In fact, our great teacher Moshe named his younger son Eliezer as a remembrance of God’s saving him from the vengeance of Pharaoh. Yet this original Eliezer who occupies such a significant role in this week’s Torah reading somehow disappears into the mist of history.
What was the future of this great disciple of Avraham? What of his family and progeny? Is he part of our continuing story or is he like Lot and Lavan, side characters who eventually depart the scene of Jewish eternity?
Neither Torah nor tradition informs us as to these matters. Eliezer’s end like his beginning remains a complete mystery to us. But his name is preserved in the Jewish world regularly and eternally and that is no small matter of importance.
It is interesting to note that this is the way of the Torah regarding many great personalities in Jewish history who are mentioned in Scripture but remain basically unknown. Their names are remembered and referenced throughout the generations but their lives and experiences remain hidden to us. To a certain extent they are like the “unknown soldier,” the one who sacrifices all for the cause but whose own story remains a mystery to later generations.
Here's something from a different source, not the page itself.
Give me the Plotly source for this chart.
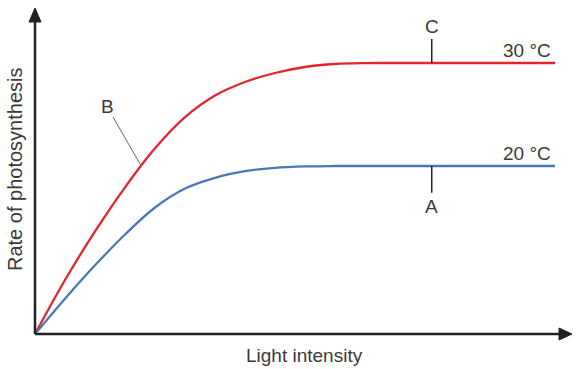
import plotly.graph_objects as go

# ---- data (conceptual curves) ----
light = [0.0, 0.577, 1.154, 1.731, 2.308, 2.885, 3.462, 4.038, 4.615, 5.192, 5.769, 6.346, 6.923, 8.0, 10.0]
rate_30c = [0.0, 1.656, 3.147, 4.500, 5.696, 6.653, 7.316, 7.730, 8.006, 8.190, 8.282, 8.310, 8.313, 8.313, 8.313]
rate_20c = [0.0, 1.083, 2.107, 3.052, 3.880, 4.463, 4.791, 4.994, 5.098, 5.141, 5.153, 5.153, 5.153, 5.153, 5.153]

series_labels = ["30 °C", "20 °C"]
point_labels = ["A", "B", "C"]
x_title = "Light intensity"
y_title = "Rate of photosynthesis"

W, H = 579, 369
ML, MR, MT, MB = 35, 7, 8, 35
PW, PH = W - ML - MR, H - MT - MB
XMAX = PW / 52.0
YMAX = 10.0

RED = "#e3262d"
BLUE = "#4a78b6"
AXIS = "#222222"
TXT = "#3a3a3a"
FONT = "Liberation Sans, Arial, sans-serif"

fig = go.Figure()
fig.add_trace(go.Scatter(x=light, y=rate_30c, mode="lines",
                         line=dict(color=RED, width=2.3, shape="spline", smoothing=1.0), hoverinfo="skip"))
fig.add_trace(go.Scatter(x=light, y=rate_20c, mode="lines",
                         line=dict(color=BLUE, width=2.3, shape="spline", smoothing=1.0), hoverinfo="skip"))

def px_x(p):
    return (p - ML) / PW

def px_y(p):
    return (MT + PH - p) / PH

shapes = []
# y axis with arrow
shapes.append(dict(type="line", xref="paper", yref="paper", x0=0, y0=0, x1=0, y1=px_y(21),
                   line=dict(color=AXIS, width=2.5)))
shapes.append(dict(type="path", xref="paper", yref="paper",
                   path=f"M {px_x(29)} {px_y(22)} L {px_x(35)} {px_y(8)} L {px_x(41)} {px_y(22)} Z",
                   fillcolor=AXIS, line=dict(color=AXIS, width=1)))
# x axis with arrow
shapes.append(dict(type="line", xref="paper", yref="paper", x0=0, y0=0, x1=px_x(560), y1=0,
                   line=dict(color=AXIS, width=2.5)))
shapes.append(dict(type="path", xref="paper", yref="paper",
                   path=f"M {px_x(559)} {px_y(328)} L {px_x(572)} {px_y(334)} L {px_x(559)} {px_y(340)} Z",
                   fillcolor=AXIS, line=dict(color=AXIS, width=1)))

xC = 7.63
# C tick (above red plateau)
shapes.append(dict(type="line", xref="x", yref="y", x0=xC, x1=xC, y0=rate_30c[-1], y1=9.05,
                   line=dict(color=AXIS, width=1.5)))
# A tick (below blue plateau)
shapes.append(dict(type="line", xref="x", yref="y", x0=xC, x1=xC, y0=rate_20c[-1], y1=4.33,
                   line=dict(color=AXIS, width=1.5)))
# B leader
shapes.append(dict(type="line", xref="x", yref="y", x0=1.50, y0=6.656, x1=2.04, y1=5.16,
                   line=dict(color="#666666", width=1)))

lab = dict(family=FONT, size=19, color=TXT)
annotations = [
    dict(x=xC, y=9.42, xref="x", yref="y", text=point_labels[2], showarrow=False,
         xanchor="center", yanchor="middle", font=lab),
    dict(x=xC, y=3.90, xref="x", yref="y", text=point_labels[0], showarrow=False,
         xanchor="center", yanchor="middle", font=lab),
    dict(x=1.385, y=6.99, xref="x", yref="y", text=point_labels[1], showarrow=False,
         xanchor="center", yanchor="middle", font=lab),
    dict(x=9.97, y=8.71, xref="x", yref="y", text=series_labels[0], showarrow=False,
         xanchor="right", yanchor="middle", font=lab),
    dict(x=9.97, y=5.53, xref="x", yref="y", text=series_labels[1], showarrow=False,
         xanchor="right", yanchor="middle", font=lab),
    dict(x=px_x(304), y=px_y(355), xref="paper", yref="paper", text=x_title, showarrow=False,
         xanchor="center", yanchor="middle", font=lab),
    dict(x=px_x(15), y=px_y(170), xref="paper", yref="paper", text=y_title, textangle=-90,
         showarrow=False, xanchor="center", yanchor="middle", font=dict(family=FONT, size=20, color=TXT)),
]

fig.update_layout(
    width=W, height=H,
    margin=dict(l=ML, r=MR, t=MT, b=MB),
    paper_bgcolor="white", plot_bgcolor="white",
    showlegend=False,
    xaxis=dict(range=[0, XMAX], visible=False, fixedrange=True),
    yaxis=dict(range=[0, YMAX], visible=False, fixedrange=True),
    shapes=shapes,
    annotations=annotations,
)

fig.write_html("out.html", config=dict(displayModeBar=False),
               post_script="document.body.style.margin='0';document.body.style.padding='0';")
In a comment to a later narrative that appears in the Torah, Ramban points out that God, so speak, uses unknown or “ordinary” people to propel forward great historical and spiritual processes. Eliezer is no ordinary person but his personal story, whatever it truly was, is not essential to the message of continuity of the generations that created the Jewish people.
He, like all humans, had a purpose and mission in life. He was to further and spread the faith and ideas of Abraham in a disinterested pagan world. He did his part by loyally fulfilling the instructions of Abraham in finding the proper mate for Isaac. He may not have realized how eternally important that mission and task really was, but the Torah devotes much space and detail to the matter, proving its importance.
He accomplished the goal set before him by history and circumstance. His name was and is preserved throughout all later Jewish generations though his personal biography itself remains shrouded in silence and secrecy. The Torah, like life itself, is often enigmatic, concentrating on the forest and not dwelling on the individual trees. Appreciating this basic fact will go a long way in allowing us to have a proper understanding of Torah and its message to us in all times and ages.
The Torah, which is very detailed at times, nevertheless presents us with the broad and timeless view of people and events. We should always remember this for we are all participants in the drama of the Jewish people and its wondrous story.